Available data
____
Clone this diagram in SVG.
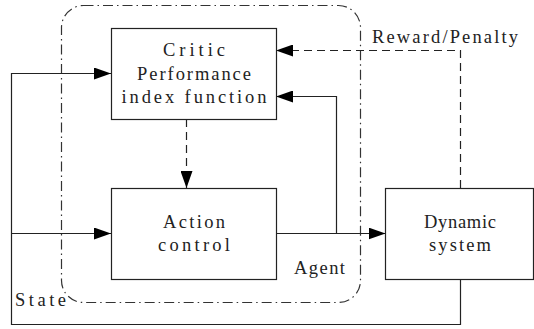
<svg xmlns="http://www.w3.org/2000/svg" width="534" height="329" viewBox="0 0 534 329">
<style>
.box{fill:#fff;stroke:#222;stroke-width:1.2}
.ln{fill:none;stroke:#222;stroke-width:1.2}
.dash{fill:none;stroke:#222;stroke-width:1.2;stroke-dasharray:8 5}
.agent{fill:none;stroke:#333;stroke-width:1.2;stroke-dasharray:10 4 1.5 4}
text{font-family:"Liberation Serif","DejaVu Serif",serif;font-size:18.5px;fill:#222}
.c{text-anchor:middle}
</style>
<defs>
<marker id="ah" markerWidth="17" markerHeight="12" refX="17" refY="6" orient="auto" markerUnits="userSpaceOnUse">
<path d="M0,0 L17,6 L0,12 Z" fill="#000"/>
</marker>
</defs>
<g id="agent">
<rect class="agent" x="61.5" y="5.5" width="299" height="297" rx="22" ry="22"/>
<text x="294" y="274" textLength="51" lengthAdjust="spacing">Agent</text>
</g>
<g id="connectors">
<polyline class="ln" points="460.5,279 460.5,324.5 11.5,324.5 11.5,73.5 111,73.5" marker-end="url(#ah)"/>
<polyline class="ln" points="11.5,233.5 111,233.5" marker-end="url(#ah)"/>
<polyline class="ln" points="276,233.5 385.5,233.5" marker-end="url(#ah)"/>
<polyline class="ln" points="336.5,233.5 336.5,96.5 276,96.5" marker-end="url(#ah)"/>
<polyline class="dash" points="460.5,188 460.5,50.5 276,50.5" marker-end="url(#ah)"/>
<polyline class="dash" points="186.5,119 186.5,188" marker-end="url(#ah)"/>
<text x="372" y="43" textLength="146" lengthAdjust="spacing">Reward/Penalty</text>
<text x="15" y="306" textLength="51" lengthAdjust="spacing">State</text>
</g>
<g id="critic">
<rect class="box" x="111.5" y="28.5" width="165" height="91"/>
<text class="c" x="194" y="56" textLength="62" lengthAdjust="spacing">Critic</text>
<text class="c" x="194" y="80" textLength="114" lengthAdjust="spacing">Performance</text>
<text class="c" x="194" y="103" textLength="145" lengthAdjust="spacing">index function</text>
</g>
<g id="action">
<rect class="box" x="111.5" y="188.5" width="165" height="91"/>
<text class="c" x="194" y="228" textLength="62" lengthAdjust="spacing">Action</text>
<text class="c" x="194" y="251" textLength="72" lengthAdjust="spacing">control</text>
</g>
<g id="dynamic">
<rect class="box" x="385.5" y="188.5" width="148" height="91"/>
<text class="c" x="460" y="228" textLength="72" lengthAdjust="spacing">Dynamic</text>
<text class="c" x="460" y="251" textLength="62" lengthAdjust="spacing">system</text>
</g>
</svg>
____
What needs to be done
Give back the whole listing as it stands, minus its pictures.

Correct answer
Clone this diagram in SVG.
<svg xmlns="http://www.w3.org/2000/svg" width="534" height="329" viewBox="0 0 534 329">
<style>
.box{fill:#fff;stroke:#222;stroke-width:1.2}
.ln{fill:none;stroke:#222;stroke-width:1.2}
.dash{fill:none;stroke:#222;stroke-width:1.2;stroke-dasharray:8 5}
.agent{fill:none;stroke:#333;stroke-width:1.2;stroke-dasharray:10 4 1.5 4}
text{font-family:"Liberation Serif","DejaVu Serif",serif;font-size:18.5px;fill:#222}
.c{text-anchor:middle}
</style>
<defs>
<marker id="ah" markerWidth="17" markerHeight="12" refX="17" refY="6" orient="auto" markerUnits="userSpaceOnUse">
<path d="M0,0 L17,6 L0,12 Z" fill="#000"/>
</marker>
</defs>
<g id="agent">
<rect class="agent" x="61.5" y="5.5" width="299" height="297" rx="22" ry="22"/>
<text x="294" y="274" textLength="51" lengthAdjust="spacing">Agent</text>
</g>
<g id="connectors">
<polyline class="ln" points="460.5,279 460.5,324.5 11.5,324.5 11.5,73.5 111,73.5" marker-end="url(#ah)"/>
<polyline class="ln" points="11.5,233.5 111,233.5" marker-end="url(#ah)"/>
<polyline class="ln" points="276,233.5 385.5,233.5" marker-end="url(#ah)"/>
<polyline class="ln" points="336.5,233.5 336.5,96.5 276,96.5" marker-end="url(#ah)"/>
<polyline class="dash" points="460.5,188 460.5,50.5 276,50.5" marker-end="url(#ah)"/>
<polyline class="dash" points="186.5,119 186.5,188" marker-end="url(#ah)"/>
<text x="372" y="43" textLength="146" lengthAdjust="spacing">Reward/Penalty</text>
<text x="15" y="306" textLength="51" lengthAdjust="spacing">State</text>
</g>
<g id="critic">
<rect class="box" x="111.5" y="28.5" width="165" height="91"/>
<text class="c" x="194" y="56" textLength="62" lengthAdjust="spacing">Critic</text>
<text class="c" x="194" y="80" textLength="114" lengthAdjust="spacing">Performance</text>
<text class="c" x="194" y="103" textLength="145" lengthAdjust="spacing">index function</text>
</g>
<g id="action">
<rect class="box" x="111.5" y="188.5" width="165" height="91"/>
<text class="c" x="194" y="228" textLength="62" lengthAdjust="spacing">Action</text>
<text class="c" x="194" y="251" textLength="72" lengthAdjust="spacing">control</text>
</g>
<g id="dynamic">
<rect class="box" x="385.5" y="188.5" width="148" height="91"/>
<text class="c" x="460" y="228" textLength="72" lengthAdjust="spacing">Dynamic</text>
<text class="c" x="460" y="251" textLength="62" lengthAdjust="spacing">system</text>
</g>
</svg>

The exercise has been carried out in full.